Resumindo (porque preciso lavar a louça antes de a minha mulher chegar em casa!), uma esquerda que quer a maior punição possível para os crimes de opinião ou crimes identitários, mas que não vê problema nenhum em abraçar pedófilo assassino em rede nacional, nem de transformar um facínora como Elias Maluco em mártir e vítima da sociedade. Aquele blábláblá que você já conhece. Agora vamos às contradições da direita?

E a misericórdia divina?

A contradição da direita que grita “bandido bom é bandido morto” é ainda mais interessante, fascinante, desconcertante. E decepcionante. Porque essa é a mesma direita que se diz cristã. Aí está uma coisa que não consigo entender e se houver alguém disposto a explicar, sou todo ouvidos: como é possível acreditar na misericórdia divina, no perdão, no arrependimento de São Dimas!, na redenção… e defender a execução sumária de qualquer um tido como bandido?

Ou melhor, pegando o gancho da Sexta-feira Santa: como se reconhecer um ser humano falho, que no tempo de Cristo provavelmente gritaria “crucifica-O” ou então pediria a soltura de Barrabás – e ainda assim se considerar no direito de decidir quem deve ou não viver e por quê? É uma conta que simplesmente não fecha. É uma lógica que me escapa.

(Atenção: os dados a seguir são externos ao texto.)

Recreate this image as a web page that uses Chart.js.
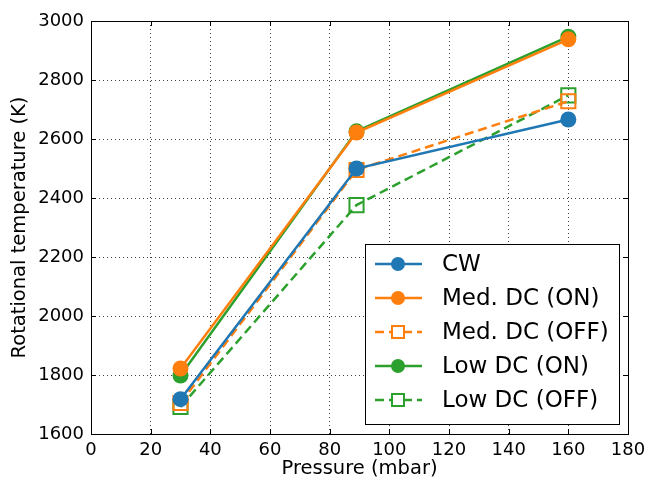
<!DOCTYPE html>
<html>
<head>
<meta charset="utf-8">
<script src="https://cdn.jsdelivr.net/npm/chart.js@4.4.1/dist/chart.umd.min.js"></script>
<style>
html, body { margin: 0; padding: 0; background: #fff; }
</style>
</head>
<body>
<canvas id="canvas" width="652" height="481"></canvas>
<script>
// pressure (mbar) and rotational temperature (K) per condition
var pressure = [30, 89, 160];
var cw = [1718, 2500, 2666];
var medOn = [1822, 2622, 2938];
var medOff = [1705, 2495, 2728];
var lowOn = [1798, 2626, 2947];
var lowOff = [1692, 2376, 2748];

var xTicks = [0, 20, 40, 60, 80, 100, 120, 140, 160, 180];
var yTicks = [1600, 1800, 2000, 2200, 2400, 2600, 2800, 3000];

var blue = "#1f77b4";
var orange = "#ff7f0e";
var green = "#2ca02c";
var font = "'DejaVu Sans', sans-serif";

function points(ys) {
	var out = [];
	for (var i = 0; i < pressure.length; i++) {
		out.push({ x: pressure[i], y: ys[i] });
	}
	return out;
}

function series(label, ys, color, open) {
	return {
		label: label,
		data: points(ys),
		borderColor: color,
		backgroundColor: open ? "rgba(0,0,0,0)" : color,
		borderWidth: 2.5,
		borderDash: open ? [9, 5] : [],
		pointStyle: open ? "rect" : "circle",
		pointRadius: open ? 10 : 8,
		pointBorderWidth: open ? 2 : 0,
		pointBorderColor: color,
		pointBackgroundColor: open ? "rgba(0,0,0,0)" : color,
		pointHoverRadius: open ? 10 : 8,
		tension: 0,
		fill: false
	};
}

// frame and inward tick marks on all four sides
var framePlugin = {
	id: "frame",
	afterDatasetsDraw: function(chart) {
		var ctx = chart.ctx;
		var a = chart.chartArea;
		var xs = chart.scales.x, ys = chart.scales.y;
		ctx.save();
		ctx.setLineDash([]);
		ctx.strokeStyle = "#000";
		ctx.lineWidth = 1;
		ctx.beginPath();
		xTicks.forEach(function(v) {
			var px = Math.round(xs.getPixelForValue(v)) + 0.5;
			ctx.moveTo(px, a.bottom);
			ctx.lineTo(px, a.bottom - 5);
			ctx.moveTo(px, a.top);
			ctx.lineTo(px, a.top + 5);
		});
		yTicks.forEach(function(v) {
			var py = Math.round(ys.getPixelForValue(v)) + 0.5;
			ctx.moveTo(a.left, py);
			ctx.lineTo(a.left + 5, py);
			ctx.moveTo(a.right, py);
			ctx.lineTo(a.right - 5, py);
		});
		ctx.stroke();
		ctx.strokeRect(Math.round(a.left) + 0.5, Math.round(a.top) + 0.5,
			Math.round(a.right - a.left), Math.round(a.bottom - a.top));
		ctx.restore();
	}
};

// legend box in the lower right of the plot area
var legendPlugin = {
	id: "boxLegend",
	afterDraw: function(chart) {
		var ctx = chart.ctx;
		var bx = 365, by = 244, bw = 254, bh = 180;
		ctx.save();
		ctx.fillStyle = "#fff";
		ctx.fillRect(bx, by, bw, bh);
		ctx.strokeStyle = "#000";
		ctx.lineWidth = 1;
		ctx.strokeRect(bx + 0.5, by + 0.5, bw, bh);
		chart.data.datasets.forEach(function(ds, i) {
			var y = 264 + i * 34;
			ctx.strokeStyle = ds.borderColor;
			ctx.lineWidth = ds.borderWidth;
			ctx.setLineDash(ds.borderDash);
			ctx.beginPath();
			ctx.moveTo(375, y);
			ctx.lineTo(422, y);
			ctx.stroke();
			ctx.setLineDash([]);
			if (ds.pointStyle === "circle") {
				ctx.fillStyle = ds.borderColor;
				ctx.beginPath();
				ctx.arc(398, y, 7, 0, Math.PI * 2);
				ctx.fill();
			} else {
				ctx.fillStyle = "#fff";
				ctx.fillRect(392, y - 6, 12, 12);
				ctx.lineWidth = 2;
				ctx.strokeRect(392, y - 6, 12, 12);
			}
			ctx.fillStyle = "#000";
			ctx.font = "23px " + font;
			ctx.textBaseline = "middle";
			ctx.fillText(ds.label, 442, y + 1);
		});
		ctx.restore();
	}
};

var ctx = document.getElementById("canvas").getContext("2d");
window.myLine = new Chart(ctx, {
	type: "line",
	data: {
		datasets: [
			series("CW", cw, blue, false),
			series("Med. DC (ON)", medOn, orange, false),
			series("Med. DC (OFF)", medOff, orange, true),
			series("Low DC (ON)", lowOn, green, false),
			series("Low DC (OFF)", lowOff, green, true)
		]
	},
	options: {
		responsive: false,
		animation: false,
		devicePixelRatio: 1,
		layout: { padding: { left: 0, top: 21, right: 24, bottom: 0 } },
		plugins: {
			legend: { display: false },
			tooltip: { enabled: false }
		},
		scales: {
			x: {
				type: "linear",
				min: 0,
				max: 180,
				afterFit: function(s) { s.height = 47; },
				afterBuildTicks: function(s) {
					s.ticks = xTicks.map(function(v) { return { value: v }; });
				},
				ticks: {
					color: "#000",
					padding: 6,
					font: { family: font, size: 18 },
					maxRotation: 0,
					callback: function(v) { return String(v); }
				},
				grid: { color: "rgba(0,0,0,0.75)", lineWidth: 1, drawTicks: false },
				border: { display: false, dash: [1, 3] },
				title: {
					display: true,
					text: "Pressure (mbar)",
					color: "#000",
					font: { family: font, size: 19.5 },
					padding: { top: 0, bottom: 0 }
				}
			},
			y: {
				type: "linear",
				min: 1600,
				max: 3000,
				afterFit: function(s) { s.width = 91; },
				afterBuildTicks: function(s) {
					s.ticks = yTicks.map(function(v) { return { value: v }; });
				},
				ticks: {
					color: "#000",
					padding: 7,
					font: { family: font, size: 18 },
					callback: function(v) { return String(v); }
				},
				grid: { color: "rgba(0,0,0,0.75)", lineWidth: 1, drawTicks: false },
				border: { display: false, dash: [1, 3] },
				title: {
					display: true,
					text: "Rotational temperature (K)",
					color: "#000",
					font: { family: font, size: 19.5 },
					padding: { top: 8, bottom: 0 }
				}
			}
		}
	},
	plugins: [framePlugin, legendPlugin]
});
</script>
</body>
</html>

Mais do que isso, me parece que por princípio a direita deveria defender a grande conquista civilizacional que é o nosso sistema judiciário, com leis e todo um processo de acusação e defesa forjado ao longo de séculos, e de inspiração claramente cristã. Isto é, um sistema que privilegia, quando não a inocência, a possibilidade de arrependimento e o castigo justo. E agora acho que é uma boa hora para dizer se acredito ou não na redenção de bandidos. Mas só amanhã.

Milagres

Brincadeira. Como amanhã quero passar o dia cuidando da minha coleção de selos, vai aqui e hoje mesmo: em se tratando de bandidos, acredito em milagres – até certo ponto. Acredito que um ladrão ou mesmo um assassino pode, sim, se arrepender. Quando isso acontece, porém, é difícil, muito difícil, quase impossível que o bandido conviva em paz com o próprio erro. Mesmo que seja inocentado pela justiça dos homens, o criminoso só terá certeza de que foi perdoado por Deus depois que bater as botas – e aí é que está o maior castigo.

Digo isso tomando como medida meus próprios pecados. Que evidentemente são apenas traquinagens em comparação a crimes contra a vida alheia. As traquinagens, porém, pesam e tem dias em que me arrasto pela casa, arrependido de palavras ditas há vinte ou mais anos. Mas tem sempre um “mas” e este “mas” é tão importante que merece um parágrafo só para si.

Mas tenho dificuldade para acreditar no arrependimento e na redenção de estupradores, pedófilos, matadores de aluguel, assassinos em série, terroristas, torturadores e pessoas que cometem atos de crueldade sob efeito de drogas. Nesses casos, e em tese, não vejo como a sociedade não se beneficiaria da eliminação desses monstros. Mas não pelo Estado! Para falar a verdade, sendo bem sincero mesmo, não consigo nem entender a existência de gente capaz de cometer esses crimes. Tampouco entendo como um criminoso desse tipo conseguiria conviver com a mera lembrança de seus atos.

Além disso, sei que jamais seria capaz de tomar a decisão de acabar com a vida de alguém – para o bem da sociedade. Sem esquecer que sempre, absolutamente sempre, existe a possibilidade de um erro humano, demasiadamente humano. E de um milagre.

Civilizados

Viu só? Quem foi que disse que não é possível falar de temas
espinhosos hoje em dia? Com um pouquinho de humor e leveza tudo se ajeita. Só
não me deixem pegar gosto pela coisa. Senão acabo me empolgando e acreditando
que somos civilizados e capazes de conversar amigavelmente sobre essas coisas.